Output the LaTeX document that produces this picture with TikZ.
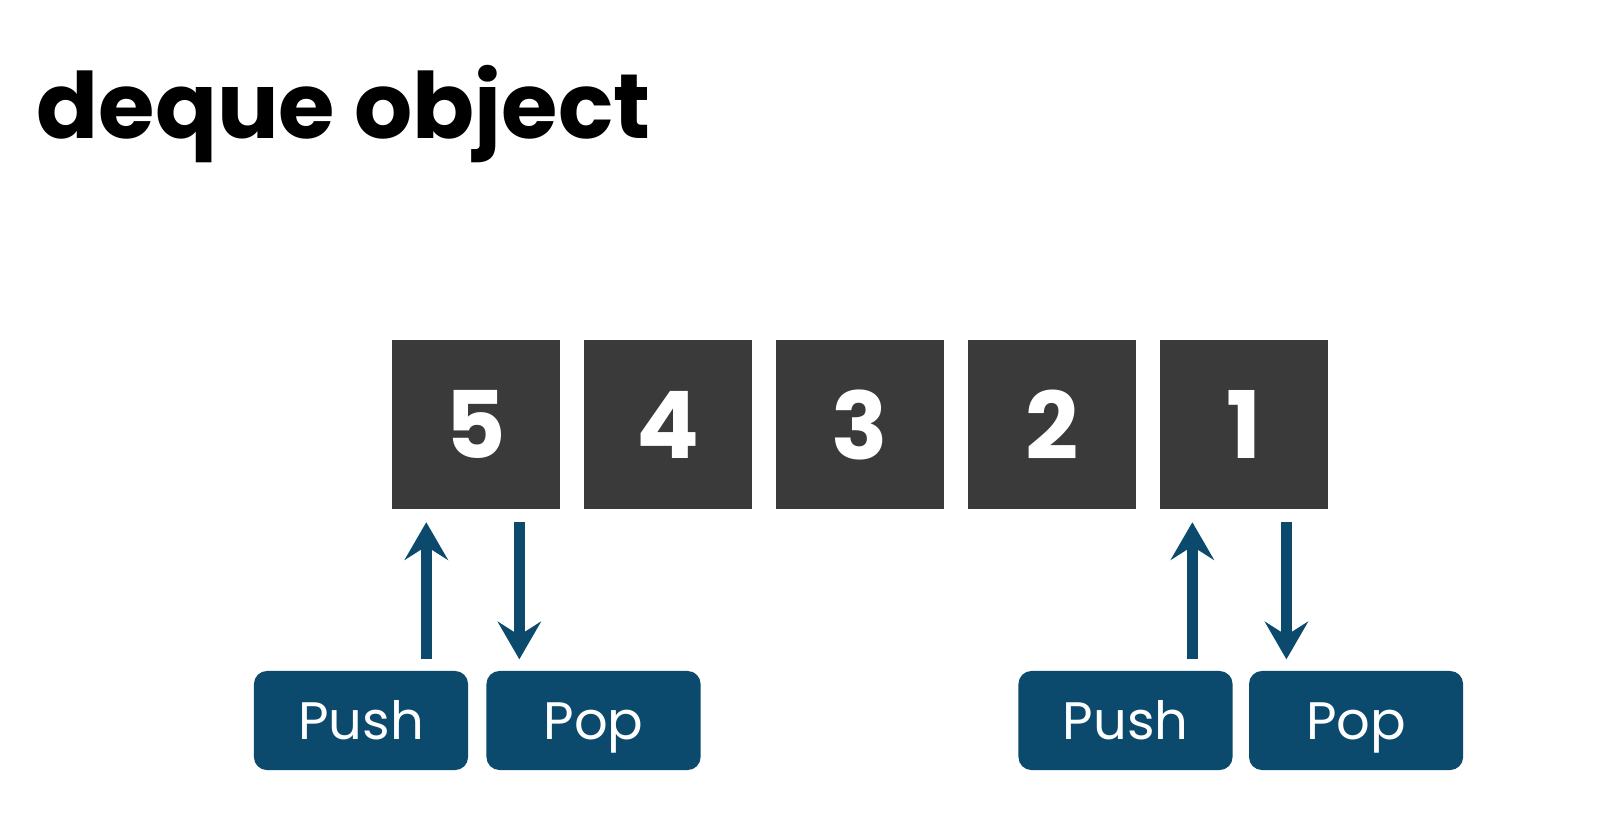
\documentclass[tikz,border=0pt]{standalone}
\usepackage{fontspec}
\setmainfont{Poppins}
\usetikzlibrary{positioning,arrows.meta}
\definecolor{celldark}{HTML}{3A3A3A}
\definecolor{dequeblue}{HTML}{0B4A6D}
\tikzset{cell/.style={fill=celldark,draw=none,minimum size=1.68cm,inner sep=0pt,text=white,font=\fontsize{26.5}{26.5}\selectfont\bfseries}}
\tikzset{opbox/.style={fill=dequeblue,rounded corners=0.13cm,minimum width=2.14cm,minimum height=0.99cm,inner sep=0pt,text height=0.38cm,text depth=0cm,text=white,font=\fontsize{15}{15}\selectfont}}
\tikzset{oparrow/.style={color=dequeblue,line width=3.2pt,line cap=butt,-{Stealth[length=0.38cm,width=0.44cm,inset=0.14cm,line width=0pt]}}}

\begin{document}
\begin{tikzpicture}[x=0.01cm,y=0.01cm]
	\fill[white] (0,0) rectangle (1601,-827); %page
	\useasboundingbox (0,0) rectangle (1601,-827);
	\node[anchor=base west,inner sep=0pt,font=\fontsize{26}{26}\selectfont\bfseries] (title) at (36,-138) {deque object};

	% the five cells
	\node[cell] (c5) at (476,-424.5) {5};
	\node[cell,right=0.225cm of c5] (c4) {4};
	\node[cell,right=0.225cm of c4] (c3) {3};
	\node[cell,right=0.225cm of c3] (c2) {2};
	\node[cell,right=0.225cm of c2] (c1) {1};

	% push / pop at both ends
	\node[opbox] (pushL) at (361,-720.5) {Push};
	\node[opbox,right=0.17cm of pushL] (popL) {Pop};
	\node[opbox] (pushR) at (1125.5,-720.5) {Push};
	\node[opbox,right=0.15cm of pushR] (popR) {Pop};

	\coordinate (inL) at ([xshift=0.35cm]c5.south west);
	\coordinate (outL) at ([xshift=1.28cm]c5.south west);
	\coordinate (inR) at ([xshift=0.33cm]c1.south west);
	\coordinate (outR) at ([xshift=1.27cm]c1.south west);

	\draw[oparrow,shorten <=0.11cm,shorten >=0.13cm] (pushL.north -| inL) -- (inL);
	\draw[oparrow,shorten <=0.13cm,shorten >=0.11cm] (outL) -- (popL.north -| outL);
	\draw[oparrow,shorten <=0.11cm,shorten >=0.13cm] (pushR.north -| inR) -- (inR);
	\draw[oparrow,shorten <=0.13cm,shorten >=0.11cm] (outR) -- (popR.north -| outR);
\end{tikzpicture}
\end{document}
==
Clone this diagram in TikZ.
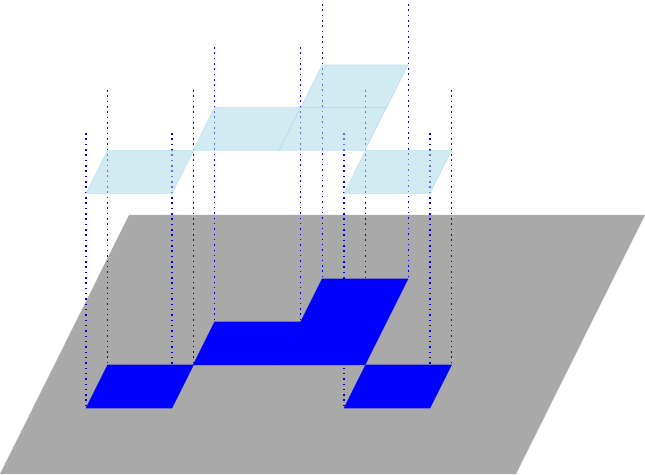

The problem —
Using the listing above, locate the lines that hold "this" and copy each one.

Answer to the problem —
Output the LaTeX document that produces this picture with TikZ.
Clone this diagram in TikZ.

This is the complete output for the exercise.